【问题标题】:Hbase Serialization error while inserting data from RDD从RDD插入数据时出现Hbase序列化错误
【发布时间】:2017-07-18 23:05:26
【问题描述】:

我在尝试将数据插入 Hbase 时遇到问题。我在 Google Cloud Spark shell 上运行 scala 代码并尝试将数据从 RDD 插入 Hbase ( BigTable )

hbaseRDD的格式:-- RDD[(String, Map[String, String])]

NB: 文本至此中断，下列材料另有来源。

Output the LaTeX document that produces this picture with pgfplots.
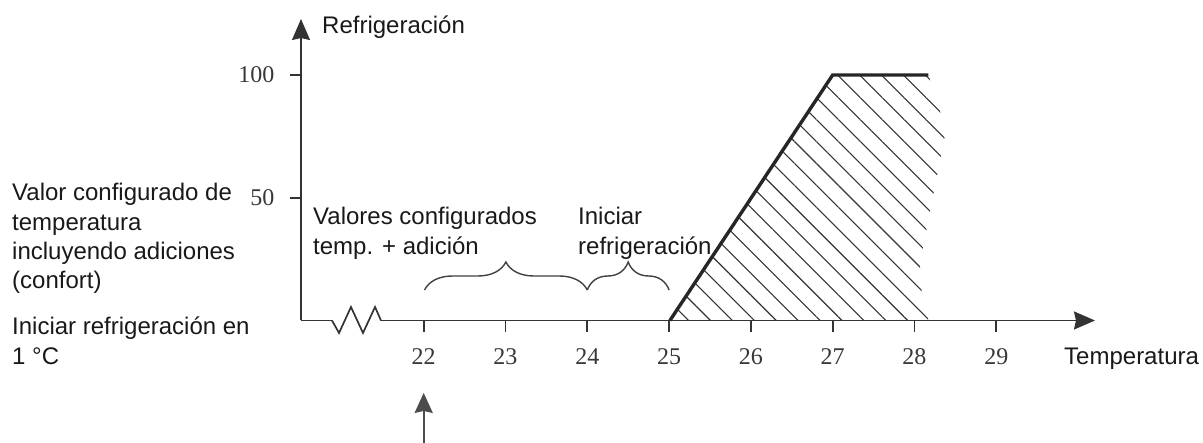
\documentclass[border=0pt]{standalone}
\usepackage{fontspec}
\setmainfont{Liberation Sans}
\newfontfamily\serifnum{Liberation Serif}
\usepackage{pgfplots}
\pgfplotsset{compat=1.18}
\usetikzlibrary{arrows.meta,patterns.meta,decorations.pathreplacing}

\newcommand{\lbl}{\fontsize{24}{29}\selectfont}

\begin{document}
\begin{tikzpicture}
\useasboundingbox (0,0) rectangle (1203pt,443pt);
\begin{axis}[
  at={(301pt,122.5pt)}, anchor=south west,
  scale only axis, width=794pt, height=301.5pt,
  xmin=20.5, xmax=30.207, ymin=0, ymax=122.8,
  axis lines=left,
  axis line style={line width=1.7pt, black!80, -{Stealth[length=21pt,width=18pt,inset=2pt]}},
  xtick={22,...,29}, ytick={50,100},
  tick align=outside,
  major tick length=11.5pt,
  tick style={line width=1.7pt, black!80},
  tick label style={font=\fontsize{24}{24}\selectfont\serifnum, text=black!78, inner sep=0pt},
  /pgf/number format/assume math mode=true,
  xticklabel style={anchor=base, yshift=-32.5pt},
  yticklabel style={anchor=east, xshift=-15pt},
  clip=false,
]
% break in the x axis
\addplot[white, line width=4pt, forget plot] coordinates {(20.879,0) (21.478,0)};
\addplot[black!80, line width=1.7pt, line join=miter] coordinates {
  (20.879,0) (20.965,-5.09) (21.111,5.5) (21.258,-5.09) (21.405,5.5) (21.478,0)};

% hatched area
\addplot[draw=none, pattern={Lines[angle=-45,distance=15.5pt,line width=1.1pt]}, pattern color=black!80] coordinates {
  (25.01,0) (27,100) (28.17,100) (28.385,77.6) (28.067,23.4) (28.08,13.2) (28.17,0)} -- cycle;

% cooling curve
\addplot[black!85, line width=3.4pt, line join=miter] coordinates {(25.01,0) (27,100) (28.17,100)};

% braces
\draw[black!75, line width=1.4pt, decorate, decoration={brace, amplitude=28pt}]
  (axis cs:22.01,12.42) -- (axis cs:24.0,12.42);
\draw[black!75, line width=1.4pt, decorate, decoration={brace, amplitude=28pt}]
  (axis cs:24.0,12.42) -- (axis cs:25.0,12.42);

% arrow under 22
\draw[black!70, line width=2pt, -{Stealth[length=20pt,width=18pt,inset=2pt]}]
  (axis cs:22,-49.9) -- (axis cs:22,-29.5);
\end{axis}

\begin{scope}[every node/.style={anchor=base west, inner sep=0pt, text=black!90, font=\lbl}]
\node at (322pt,409pt) {Refrigeración};
\node at (12pt,242pt) {Valor configurado de};
\node at (12pt,212pt) {temperatura};
\node at (12pt,183pt) {incluyendo adiciones};
\node at (12pt,154pt) {(confort)};
\node at (12pt,108pt) {Iniciar refrigeración en};
\node at (12pt,78pt) {1 °C};
\node at (313pt,218pt) {Valores configurados};
\node at (313pt,188pt) {temp. + adición};
\node at (578pt,218pt) {Iniciar};
\node at (578pt,188pt) {refrigeración};
\node at (1064pt,78pt) {Temperatura};
\end{scope}
\end{tikzpicture}
\end{document}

String 是 Row id,地图包含它的对应列和值。

代码是这样的:-

val tableName: String = "omniture";

val connection = BigtableConfiguration.connect("*******", "**********")   
val admin = connection.getAdmin();
val table = connection.getTable(TableName.valueOf(tableName));

TRY 1 : 
  hbaseRDD.foreach{w => 

         val put = new Put(Bytes.toBytes(w._1));
         var ColumnValue = w._2

         ColumnValue.foreach{x =>       


         put.addColumn(Bytes.toBytes("u"), Bytes.toBytes(x._1 ), Bytes.toBytes(x._2));

                             }
         table.put(put);

      }      

TRY 2 : 
        hbaseRDD.map{w => 

        val put = new Put(Bytes.toBytes(w._1));
        var ColumnValue = w._2

        ColumnValue.map{x =>       

        put.addColumn(Bytes.toBytes("u"), Bytes.toBytes(x._1 ), Bytes.toBytes(x._2));

                             }
         table.put(put);

      } 

下面是我得到的错误:-

org.apache.spark.SparkException: Task not serializable
Caused by: java.io.NotSerializableException: com.google.cloud.bigtable.hbase.BigtableTable
Serialization stack:
        - object not serializable (class: com.google.cloud.bigtable.hbase.BigtableTable, value: BigtableTable{hashCode=0x7d96618, project=cdp-dev-201706-01, instance=cdp-dev-cl-hbase-instance, table=omniture, host=bigtable.googleapis.com})
        - field (class: logic.ingestion.Ingestion$$anonfun$insertTransactionData$1, name: table$1, type: interface org.apache.hadoop.hbase.client.Table)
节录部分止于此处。